L’image qui ne me quitte pas, se passe en 1975. Un jour, le Cardinal se déplaça lui-même pour venir me voir à Mouléké. C’était un soir vers 18h. Ne m’ayant pas trouvée sur place, j’étais allée accompagner dans le quartier, une petite fille, qui s’était égarée chez nous, le Cardinal demanda aux Sœurs qu’elles lui donnent un « bazebilamba » pour m’attendre, car, il venait m’apporter une bonne nouvelle : Papa, catéchiste du diocèse depuis 1940, avait été désigné, pour participer à un pèlerinage des catéchistes à Rome !!! Quelle simplicité et quel amour ! Mgr BIAYENDA, incarnait le Pasteur préoccupé du bien de tous, accueillant les plus simples, les plus petits, la vieille maman venant lui apporter des arachides, qu’elle venait de récolter, le jeune qui l’abordait…
La M.B. : Le Cardinal Émile Biayenda se révèle bien par ci par là à des gens. Peut-on savoir, s’il vous est déjà apparu, en vision, en songe. Si oui, quel message vous a-t-il donné ?
Sr M. Th. Nk. : Du Cardinal défunt, je n’ai qu’une relation purement intérieure et spirituelle : je m’adresse volontiers à lui pour implorer son intercession.
La M.B. : La célébration du 30ème anniversaire de la mort du Cardinal Émile Biayenda, c’est dans quelques mois, que pouvez-vous suggérer aux organisateurs de cet événement, si l’on vous consulte ?
Sr M. Th. Nk. : Je voudrais suggérer que la vérité soit faite, sur ce qu’on appelle aujourd’hui le Mont Cardinal BIAYENDA. Sait-on vraiment ce qui s’y est passé en1977 ? Pour moi, le récit réel de sa mort tragique reste un mystère à élucider, en dehors des révélations à ce sujet afin que lumière soit faite enfin, sur le martyre de notre vénéré Pasteur.

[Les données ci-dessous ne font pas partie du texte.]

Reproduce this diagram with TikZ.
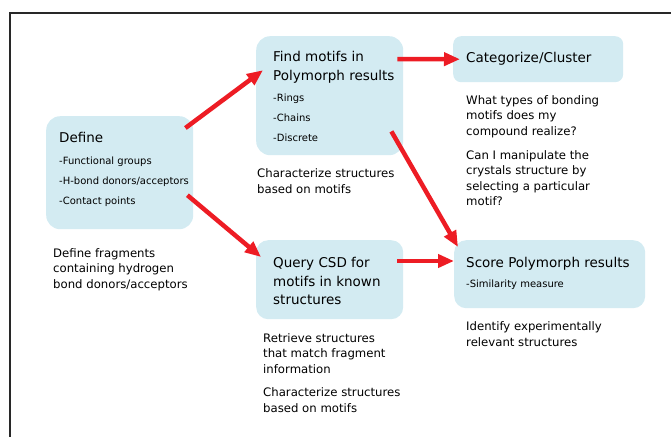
\documentclass[tikz,border=0pt]{standalone}
\usepackage{fontspec}
\setmainfont{DejaVu Sans}
\usetikzlibrary{arrows.meta,calc}

\begin{document}
\begin{tikzpicture}[x=1pt,y=-1pt,
  box/.style={fill=boxblue,rounded corners=14pt,anchor=north west,inner sep=0pt},
  title/.style={anchor=north west,inner sep=0pt,align=left,font=\fontsize{13.5}{18.3}\selectfont},
  item/.style={anchor=north west,inner sep=0pt,align=left,font=\fontsize{10}{20}\selectfont},
  note/.style={anchor=north west,inner sep=0pt,align=left,font=\fontsize{11.7}{15.5}\selectfont},
  flow/.style={draw=arrowred,line width=4.5pt,-{Triangle[length=16pt,width=13pt]}}]
% Define colors
\definecolor{boxblue}{RGB}{211,235,242}
\definecolor{arrowred}{RGB}{237,28,36}
\definecolor{framegray}{RGB}{40,40,40}

\useasboundingbox (0,0) rectangle (671,437);

% Frame
\draw[line width=1.3pt,framegray] (671,13) -- (10,13) -- (10,437);

% Boxes
\node[box,minimum width=147pt,minimum height=113pt] (define) at (46,116) {};
\node[box,minimum width=147pt,minimum height=119pt] (find) at (256,36) {};
\node[box,rounded corners=8pt,minimum width=170pt,minimum height=46pt] (cat) at (453,36) {};
\node[box,rounded corners=12pt,minimum width=147pt,minimum height=79pt] (query) at (256,240) {};
\node[box,rounded corners=12pt,minimum width=191pt,minimum height=68pt] (score) at (454,240) {};

% Box texts
\node[title] (definetitle) at (59,131.7) {Define};
\node[item] (defineitems) at (59,156.4) {-Functional groups\\-H-bond donors/acceptors\\-Contact points};

\node[title] (findtitle) at (273,51.4) {Find motifs in\\Polymorph results};
\node[item] (finditems) at (273,94.1) {-Rings\\-Chains\\-Discrete};

\node[title] (cattitle) at (466,52) {Categorize/Cluster};

\node[title] (querytitle) at (273,257.4) {Query CSD for\\motifs in known\\structures};

\node[title] (scoretitle) at (466,257.4) {Score Polymorph results};
\node[item] (scoreitems) at (466,280.1) {-Similarity measure};

% Notes below the boxes
\node[note] (definenote) at (53,248.1) {Define fragments\\containing hydrogen\\bond donors/acceptors};
\node[note] (findnote) at (257,168.8) {Characterize structures\\based on motifs};
\node[note] (catnote) at (466,95.1) {What types of bonding\\motifs does my\\compound realize?};
\node[note] (catnotetwo) at (466,150.4) {Can I manipulate the\\crystals structure by\\selecting a particular\\motif?};
\node[note] (querynote) at (263,333.2) {Retrieve structures\\that match fragment\\information};
\node[note] (querynotetwo) at (263,387.8) {Characterize structures\\based on motifs};
\node[note] (scorenote) at (466,321.8) {Identify experimentally\\relevant structures};

% Arrows
\draw[flow] ($(define.north east)+(-8,12)$) -- ($(find.west)+(7,-25.5)$);
\draw[flow] ($(define.east)+(-6,22.5)$) -- ($(query.north west)+(5,17)$);
\draw[flow] ($(find.north east)+(-6,23)$) -- ($(cat.west)+(7,0)$);
\draw[flow] ($(query.north east)+(-6,21)$) -- ($(score.north west)+(0,21)$);
\draw[flow] ($(find.south east)+(-12,-24)$) -- ($(score.north west)+(4,7)$);

\end{tikzpicture}
\end{document}
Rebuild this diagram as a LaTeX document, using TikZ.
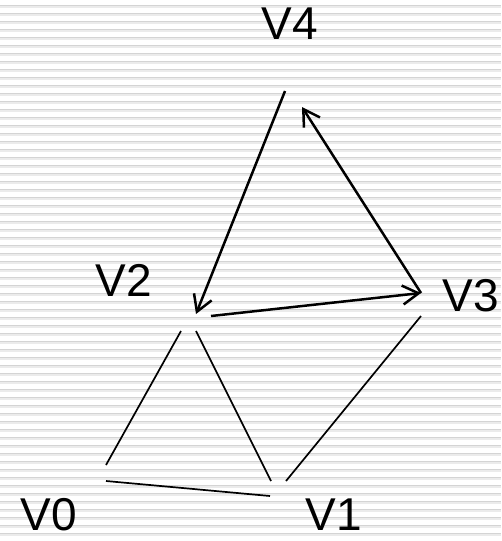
\documentclass[tikz,border=0pt]{standalone}
\usepackage{fontspec}
\setmainfont{Liberation Sans}
\usetikzlibrary{arrows.meta}
\begin{document}
\begin{tikzpicture}[x=1pt,y=-1pt,
  lbl/.style={font=\fontsize{46}{50}\selectfont, inner sep=0pt},
  edge/.style={line width=1.7pt},
  arc/.style={line width=2.5pt, -{Straight Barb[length=16pt,width=19pt]}}]
  \useasboundingbox (0,0) rectangle (501,541);
  \foreach \y in {5,13,...,541} {
    \fill[black!17] (0,\y) rectangle (501,\y+1);
    \fill[black!8] (0,\y+1) rectangle (501,\y+2.5);
  }
  % labels
  \node[lbl] (v0) at (49,515) {V0};
  \node[lbl] (v1) at (334,515) {V1};
  \node[lbl] (v2) at (124,280) {V2};
  \node[lbl] (v3) at (471,296) {V3};
  \node[lbl] (v4) at (290,24) {V4};
  % ends of the edges
  \coordinate (a42) at (285,91);  \coordinate (b42) at (196,314);
  \coordinate (a23) at (211,316); \coordinate (b23) at (421,293);
  \coordinate (b34) at (302,107);
  \coordinate (a20) at (181,331); \coordinate (b20) at (106,465);
  \coordinate (a21) at (196,331); \coordinate (b21) at (271,481);
  \coordinate (a31) at (421,316); \coordinate (b31) at (286,481);
  \coordinate (a01) at (106,481); \coordinate (b01) at (270,496);
  \draw[arc] (a42) -- (b42);
  \draw[arc] (a23) -- (b23);
  \draw[arc] (b23) -- (b34);
  \draw[edge] (a20) -- (b20);
  \draw[edge] (a21) -- (b21);
  \draw[edge] (a31) -- (b31);
  \draw[edge] (a01) -- (b01);
\end{tikzpicture}
\end{document}
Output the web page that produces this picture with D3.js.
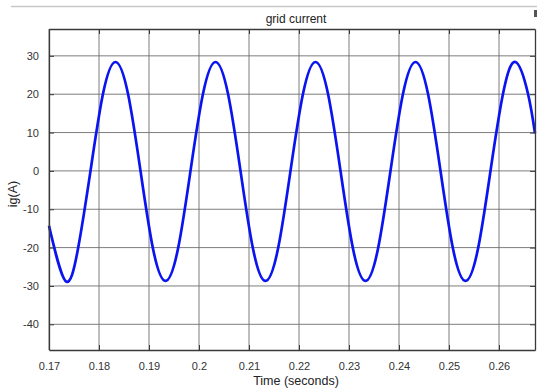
<!DOCTYPE html>
<html>
<head>
<meta charset="utf-8">
<script src="https://cdn.jsdelivr.net/npm/d3@7"></script>
<style>
  body { margin: 0; background: #fff; }
  text { font-family: "Liberation Sans", Arial, sans-serif; }
</style>
</head>
<body>
<div id="chart"></div>
<script>
// samples (time in s, current in A)
const times = [0.1700, 0.1733, 0.1758, 0.1783, 0.1808, 0.1833, 0.1858, 0.1883, 0.1908,
               0.1933, 0.1958, 0.1983, 0.2008, 0.2033, 0.2058, 0.2083, 0.2108,
               0.2133, 0.2158, 0.2183, 0.2208, 0.2233, 0.2258, 0.2283, 0.2308,
               0.2333, 0.2358, 0.2383, 0.2408, 0.2433, 0.2458, 0.2483, 0.2508,
               0.2533, 0.2558, 0.2583, 0.2608, 0.2633, 0.2658, 0.2672];
const current = [-14.3, -28.7, -20.3, 0, 20.1, 28.4, 20.1, 0, -20.3,
                 -28.7, -20.3, 0, 20.1, 28.4, 20.1, 0, -20.3,
                 -28.7, -20.3, 0, 20.1, 28.4, 20.1, 0, -20.3,
                 -28.7, -20.3, 0, 20.1, 28.4, 20.1, 0, -20.3,
                 -28.7, -20.3, 0, 20.1, 28.4, 20.1, 9.8];
const xTicks = [0.17, 0.18, 0.19, 0.2, 0.21, 0.22, 0.23, 0.24, 0.25, 0.26];
const yTicks = [-40, -30, -20, -10, 0, 10, 20, 30];

const width = 537, height = 389;
const margin = {top: 29, right: 2, bottom: 39, left: 49};
const iw = width - margin.left - margin.right;
const ih = height - margin.top - margin.bottom;

const svg = d3.select('#chart').append('svg')
    .attr('width', width)
    .attr('height', height);

// thin figure-window line on top
svg.append('line')
    .attr('x1', 11).attr('x2', width).attr('y1', 6.5).attr('y2', 6.5)
    .attr('stroke', '#c8c8c8').attr('stroke-width', 1.5);
svg.append('rect')
    .attr('x', 534).attr('y', 10).attr('width', 3).attr('height', 7)
    .attr('fill', '#555');

const x = d3.scaleLinear().domain([0.17, 0.2672]).range([0, iw]);
const y = d3.scaleLinear().domain([-46.7, 37]).range([ih, 0]);

const g = svg.append('g').attr('transform', `translate(${margin.left},${margin.top})`);

// grid
g.append('g').selectAll('line').data(xTicks).join('line')
    .attr('x1', d => x(d)).attr('x2', d => x(d))
    .attr('y1', 0).attr('y2', ih)
    .attr('stroke', '#6e6e6e').attr('stroke-width', 0.9);
g.append('g').selectAll('line').data(yTicks).join('line')
    .attr('x1', 0).attr('x2', iw)
    .attr('y1', d => y(d)).attr('y2', d => y(d))
    .attr('stroke', '#6e6e6e').attr('stroke-width', 0.9);

// waveform
const pts = times.map((t, i) => [t, current[i]]);
g.append('path')
    .datum(pts)
    .attr('fill', 'none')
    .attr('stroke', '#0a14f0')
    .attr('stroke-width', 2.7)
    .attr('stroke-linejoin', 'round')
    .attr('d', d3.line().x(d => x(d[0])).y(d => y(d[1])).curve(d3.curveNatural));

// axes, ticks point inward
const fmt = d => String(d);
const xAxis = d3.axisBottom(x).tickValues(xTicks).tickFormat(fmt).tickSizeInner(-5).tickSizeOuter(0).tickPadding(12);
const yAxis = d3.axisLeft(y).tickValues(yTicks).tickFormat(fmt).tickSizeInner(-5).tickSizeOuter(0).tickPadding(10);
const xTop = d3.axisTop(x).tickValues(xTicks).tickFormat('').tickSizeInner(-5).tickSizeOuter(0);
const yRight = d3.axisRight(y).tickValues(yTicks).tickFormat('').tickSizeInner(-5).tickSizeOuter(0);

[g.append('g').attr('transform', `translate(0,${ih})`).call(xAxis),
 g.append('g').call(yAxis),
 g.append('g').call(xTop),
 g.append('g').attr('transform', `translate(${iw},0)`).call(yRight)
].forEach(a => {
  a.select('.domain').attr('stroke', '#3a3a3a').attr('stroke-width', 1.3);
  a.selectAll('.tick line').attr('stroke', '#3a3a3a');
  a.selectAll('.tick text').attr('fill', '#333').attr('font-size', 11)
    .attr('font-family', '"Liberation Sans", Arial, sans-serif');
});

// labels
svg.append('text')
    .attr('x', margin.left + iw / 2 + 4).attr('y', 23)
    .attr('text-anchor', 'middle').attr('font-size', 12).attr('fill', '#222')
    .text('grid current');
svg.append('text')
    .attr('x', margin.left + iw / 2 + 4).attr('y', 385)
    .attr('text-anchor', 'middle').attr('font-size', 12.5).attr('fill', '#222')
    .text('Time (seconds)');
svg.append('text')
    .attr('transform', 'translate(17,194) rotate(-90)')
    .attr('text-anchor', 'middle').attr('font-size', 12.5).attr('fill', '#222')
    .text('ig(A)');
</script>
</body>
</html>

Une autre suggestion : éviter de rendre déjà un culte officiel à notre Cardinal pour hâter le processus de béatification et de canonisation de notre Pasteur par exemple, éviter de chanter des chants adressés à la personne du Cardinal, car Rome est très regardante pour ces détails.
La M.B. : Vous lisez de temps en temps, le journal "La Mémoire-Biayenda", si l’on vous demandait de donner vos impressions, que diriez-vous à propos ?
Sr M.Th.Nk. : J’adresse mes vives félicitations, mes fraternels encouragements à l’équipe de « La MÉMOIRE-BIAYENDA ». J’aime lire ce petit document, qui nous montre tant de visages de notre vénéré Pasteur et cela avec des moyens, il me semble, bien modestes.
Puisse notre Cardinal qui a vécu la pauvreté du Christ vous faire un grand sourire.
La M.B. : Votre mot de la fin, révérende.
Sr. M. Th. Nk. : Pour moi, Émile Cardinal BIAYENDA est auprès du Seigneur et sa vie est imitable pour chacun de nous car, nous voulons tous être des saints.